Maintaining the structural integrity of your recreational vehicle (RV) is paramount to ensuring enjoyable and hassle-free travel adventures. Of all the components that make up an RV, the roof is one of the most susceptible to damage, primarily due to its continuous exposure to the elements.
More specifically, the roof membrane, which serves as the primary line of defense against water intrusion, requires regular inspection and maintenance. Worry not, we have you covered with this handy guide that you can use to determine when your RV's roof membrane necessitates repair.
Understanding the Types of RV Roofs
Before delving into the specifics of RV roof membrane repair, it's crucial to understand the various types of RV roofs you might encounter. Basically, there are three main types: membrane roofs, fiberglass roofs and metal roofs.
Membrane roofs, also commonly referred to as "rubber roofs," are arguably the most common type of RV roof. These roofs are constructed from a synthetic rubber material that stretches over the underlying structure of the roof. The most commonly used RV roof types today consist of EPDM (Ethylene Propylene Diene Monomer) and TPO (Thermoplastic Polyolefin).
Fiberglass roofs are another common type of RV roof. They are highly durable and typically require less maintenance than rubber roofs. However, just like all other roof types, fiberglass roofs need periodic cleaning and maintenance to keep them in top shape.
Finally, metal roofs, often made from aluminum, are a less common but still viable option for RV roofs. They offer excellent durability and can withstand significant wear and tear. However, they also have penetrations that need to be sealed and maintained, much like their membrane and fiberglass counterparts.
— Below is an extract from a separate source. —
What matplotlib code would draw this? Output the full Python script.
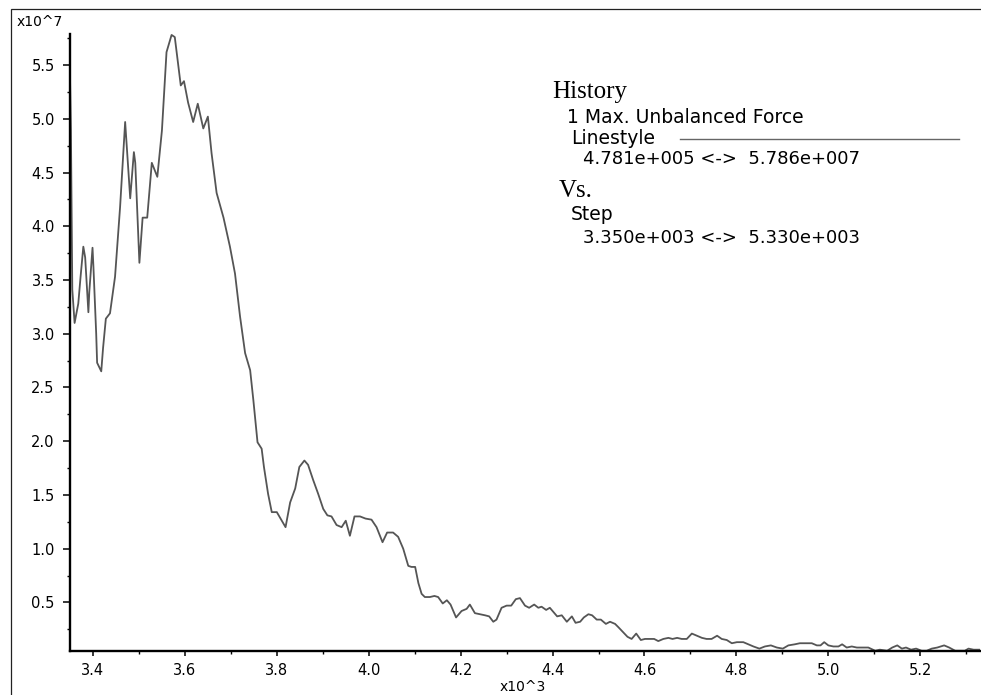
import matplotlib
matplotlib.use("Agg")
import matplotlib.pyplot as plt
from matplotlib.ticker import MultipleLocator, FormatStrFormatter
from matplotlib.patches import Rectangle
from matplotlib.lines import Line2D
import numpy as np

# Max. unbalanced force history
steps = [3350, 3352, 3355, 3360, 3368, 3373, 3379, 3383, 3390, 3392,
         3399, 3401, 3407, 3409, 3418, 3422, 3428, 3437, 3448, 3459,
         3470, 3481, 3489, 3492, 3501, 3508, 3518, 3528, 3540, 3550,
         3560, 3571, 3578, 3591, 3598, 3607, 3618, 3628, 3640, 3650,
         3658, 3669, 3684, 3698, 3709, 3720, 3731, 3742, 3749, 3758,
         3767, 3772, 3781, 3789, 3800, 3811, 3819, 3829, 3840, 3849,
         3860, 3868, 3879, 3890, 3901, 3910, 3919, 3930, 3941, 3950,
         3959, 3969, 3981, 3993, 4006, 4017, 4030, 4040, 4053, 4064,
         4075, 4086, 4093, 4101, 4108, 4115, 4122, 4133, 4143, 4151,
         4161, 4170, 4178, 4190, 4202, 4213, 4220, 4231, 4242, 4253,
         4262, 4271, 4278, 4289, 4300, 4310, 4320, 4329, 4340, 4349,
         4360, 4369, 4376, 4386, 4394, 4402, 4410, 4420, 4431, 4442,
         4450, 4460, 4468, 4478, 4486, 4496, 4505, 4516, 4525, 4536,
         4543, 4554, 4563, 4572, 4582, 4592, 4601, 4612, 4621, 4630,
         4641, 4652, 4661, 4671, 4681, 4692, 4703, 4714, 4725, 4735,
         4746, 4758, 4768, 4779, 4790, 4801, 4815, 4826, 4837, 4850,
         4862, 4875, 4888, 4901, 4913, 4927, 4938, 4953, 4964, 4975,
         4983, 4991, 5000, 5011, 5022, 5030, 5040, 5051, 5062, 5076,
         5087, 5102, 5112, 5128, 5139, 5150, 5160, 5169, 5180, 5191,
         5203, 5214, 5225, 5237, 5252, 5263, 5276, 5287, 5297, 5305,
         5316, 5330]

force_e7 = [5.39, 4.89, 3.41, 3.10, 3.28, 3.53, 3.81, 3.71, 3.20, 3.39,
            3.80, 3.62, 3.00, 2.73, 2.65, 2.87, 3.14, 3.19, 3.53, 4.18,
            4.97, 4.26, 4.69, 4.59, 3.66, 4.08, 4.08, 4.59, 4.46, 4.89,
            5.62, 5.78, 5.76, 5.31, 5.35, 5.15, 4.97, 5.14, 4.91, 5.02,
            4.68, 4.31, 4.08, 3.81, 3.56, 3.16, 2.82, 2.66, 2.38, 1.99,
            1.93, 1.76, 1.51, 1.34, 1.34, 1.26, 1.20, 1.43, 1.56, 1.76,
            1.82, 1.78, 1.64, 1.51, 1.37, 1.31, 1.30, 1.22, 1.20, 1.26,
            1.12, 1.30, 1.30, 1.28, 1.27, 1.20, 1.06, 1.15, 1.15, 1.11,
            1.00, 0.84, 0.83, 0.83, 0.68, 0.58, 0.55, 0.55, 0.56, 0.55,
            0.49, 0.52, 0.48, 0.36, 0.42, 0.44, 0.48, 0.40, 0.39, 0.38,
            0.37, 0.32, 0.34, 0.45, 0.47, 0.47, 0.53, 0.54, 0.47, 0.45,
            0.48, 0.45, 0.46, 0.43, 0.45, 0.41, 0.37, 0.38, 0.32, 0.37,
            0.31, 0.32, 0.36, 0.39, 0.38, 0.34, 0.34, 0.30, 0.32, 0.30,
            0.27, 0.22, 0.18, 0.16, 0.21, 0.15, 0.16, 0.16, 0.16, 0.14,
            0.16, 0.17, 0.16, 0.17, 0.16, 0.16, 0.21, 0.19, 0.17, 0.16,
            0.16, 0.19, 0.16, 0.15, 0.12, 0.13, 0.13, 0.11, 0.09, 0.07,
            0.09, 0.10, 0.08, 0.07, 0.10, 0.11, 0.12, 0.12, 0.12, 0.10,
            0.10, 0.13, 0.10, 0.09, 0.09, 0.11, 0.08, 0.09, 0.08, 0.08,
            0.08, 0.05, 0.06, 0.05, 0.08, 0.10, 0.07, 0.08, 0.06, 0.07,
            0.05, 0.05, 0.07, 0.08, 0.10, 0.08, 0.05, 0.05, 0.05, 0.07,
            0.06, 0.06]

step_min, step_max = 3.350e3, 5.330e3
force_min, force_max = 4.781e5, 5.786e7

steps = np.array(steps, dtype=float)
force = np.array(force_e7) * 1e7

W, H = 981, 695
fig = plt.figure(figsize=(W / 100, H / 100), dpi=100)
fig.patch.set_facecolor("white")

# outer frame
fig.patches.append(Rectangle((11 / W, -0.05), 1.2, 1 - 9 / H + 0.05,
                             transform=fig.transFigure, fill=False,
                             edgecolor="#222222", linewidth=0.9))

ax = fig.add_axes([70 / W, 1 - 651 / H, 910 / W, (651 - 34.3) / H])
ax.plot(steps / 1e3, force / 1e7, color="#555555", linewidth=1.3)
ax.set_xlim(step_min / 1e3, step_max / 1e3)
ax.set_ylim(force_min / 1e7, force_max / 1e7)

for s in ("top", "right"):
    ax.spines[s].set_visible(False)
for s in ("left", "bottom"):
    ax.spines[s].set_linewidth(1.7)
    ax.spines[s].set_color("black")

ax.xaxis.set_major_locator(MultipleLocator(0.2))
ax.xaxis.set_minor_locator(MultipleLocator(0.1))
ax.yaxis.set_major_locator(MultipleLocator(0.5))
ax.yaxis.set_minor_locator(MultipleLocator(0.25))
ax.xaxis.set_major_formatter(FormatStrFormatter("%.1f"))
ax.yaxis.set_major_formatter(FormatStrFormatter("%.1f"))
ax.tick_params(axis="y", which="major", direction="out", length=5, width=1.1, pad=6,
               labelsize=10.5, colors="black")
ax.tick_params(axis="y", which="minor", direction="out", length=2.5, width=1.0)
ax.tick_params(axis="x", which="major", direction="out", length=3.5, width=1.1, pad=5,
               labelsize=10.5, colors="black")
ax.tick_params(axis="x", which="minor", direction="out", length=2, width=1.0)
for lab in ax.get_xticklabels() + ax.get_yticklabels():
    lab.set_family("DejaVu Sans")

def ftext(x, y, s, **kw):
    fig.text(x / W, 1 - y / H, s, va="baseline", ha="left", **kw)

ftext(17, 26, "x10^7", fontsize=10, family="DejaVu Sans")
ftext(500, 691, "x10^3", fontsize=10, family="DejaVu Sans")

# legend block
serif = "Liberation Serif"
sans = "DejaVu Sans"
ftext(552, 97.7, "History", fontsize=18, family=serif)
ftext(566.7, 123.3, "1 Max. Unbalanced Force", fontsize=13.5, family=sans)
ftext(570.7, 144, "Linestyle", fontsize=13.5, family=sans)
fig.lines.append(Line2D([680 / W, 959 / W], [1 - 138.7 / H, 1 - 138.7 / H],
                        transform=fig.transFigure, color="#666666", linewidth=1.0))
ftext(583.3, 164, "4.781e+005 <->  5.786e+007", fontsize=13, family=sans)
ftext(558.3, 196.7, "Vs.", fontsize=18, family=serif)
ftext(570.7, 220, "Step", fontsize=13.5, family=sans)
ftext(583.3, 242.7, "3.350e+003 <->  5.330e+003", fontsize=13, family=sans)

fig.savefig("out.png", dpi=100)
Assessing the Walkability of Your RV Roof
Before embarking on any form of roof maintenance or repair, it's essential to ascertain whether your RV roof can safely support your weight. This aspect is crucial not only for the preservation of your roof's structure but also for your personal safety.
While the presence of a ladder attached to your RV is a clear indication of a walkable roof, it's not a foolproof method. If in doubt, consult your manufacturer's specifications or owner's manual. For situations where the roof isn't walkable, or you're uncertain about its stability, it's advisable to use a sturdy ground-based ladder for maintenance or repair activities.
Conducting a Comprehensive Roof Inspection
Regular inspections are an integral part of RV roof maintenance. It's recommended to conduct a thorough roof check every few months or at least twice a year, depending on your RV usage and the local climate. Here's what you need to know:
Initial Roof Inspection
The first step involves clearing your roof of any accumulated dirt, debris, or leaves. A lightweight battery-powered leaf blower or a simple broom will suffice for this task. Once the roof is clear, undertake a quick inspection to identify any obvious flaws or potential issues. Keep an eye out for any cracks or separations in sealants, particularly around roof penetrations such as vent pipes and antennas.
Secondary Roof Inspection
After the initial inspection, proceed to wash the roof. Washing provides a more in-depth look at the roof's condition and helps identify any minor issues that might have been overlooked during the initial inspection. You’ll want to use a specialized RV roof cleaning product that is compatible with your roof material. As you rinse off each section, be mindful of the water runoff to prevent it from drying and streaking your RV's sides.
Identifying and Addressing Roof Damage
If you identify any damages or issues during your inspection, don't panic. Many minor damages like small cracks, leaks, or tears can be repaired without resorting to a complete roof replacement. Let's look at some common types of damages and how to address them:
If you notice any cracks or separations in the sealants around your roof penetrations, a simple re-caulking might be the solution. Just make sure to use a sealant that's chemically compatible with your roofing material.
For membrane roofs, small tears or punctures can be patched up using specialized roofing repair tape. Products like RV Flex Repair’s One Weekend Restoration Kit are designed to offer a quick and effective solution to such issues.
Over time, fiberglass roofs can develop a dull, chalky appearance due to oxidation. Fortunately, there are several oxidation removers and fiberglass repair products available in the market that can restore the gloss and shine.
Taking Preventive Measures
In addition to regular inspections and timely repairs, adopting preventive measures can significantly extend the lifespan of your RV roof. Consider applying a protectant to your roof, especially if it's made of fiberglass. A protectant guards against oxidation and makes future washing easier.